$1.$ $\alpha$ $\rightarrow$$(\beta \rightarrow \alpha)$ --- (Ak)
$2.$ $(\alpha \rightarrow (\beta \rightarrow \gamma)) \rightarrow ((\alpha \rightarrow \beta ) \rightarrow (\alpha \rightarrow \gamma))$ --- (AS)
$3.$ $(\lnot \beta \rightarrow \lnot \alpha) \rightarrow ((\lnot \beta \rightarrow \alpha) \rightarrow \beta)$ --- (A$\lnot$)
I'm told that I can use any formula to prove something, but if I know that $\vdash \alpha \rightarrow \alpha $ why I can't use it to prove anything?

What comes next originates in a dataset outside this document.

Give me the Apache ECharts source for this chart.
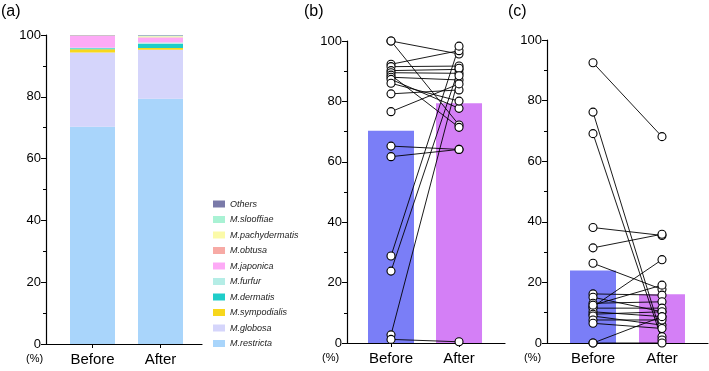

For example : To prove $\lnot (\alpha \rightarrow \beta)\vdash \lnot \beta$
$1.$ I can write $\lnot \beta \rightarrow \lnot \beta $, or,known $\lnot \alpha \rightarrow \alpha \vdash \alpha $,I can say $(\lnot \lnot \beta \rightarrow \lnot \beta)\rightarrow \lnot \beta$.
An other example : to prove $\lnot \alpha \rightarrow \alpha \vdash \alpha $
$1.$ I could say $\alpha \rightarrow \alpha$, all the solutions I provided are not correct, but that's what I understood, can you explain what I'm missing?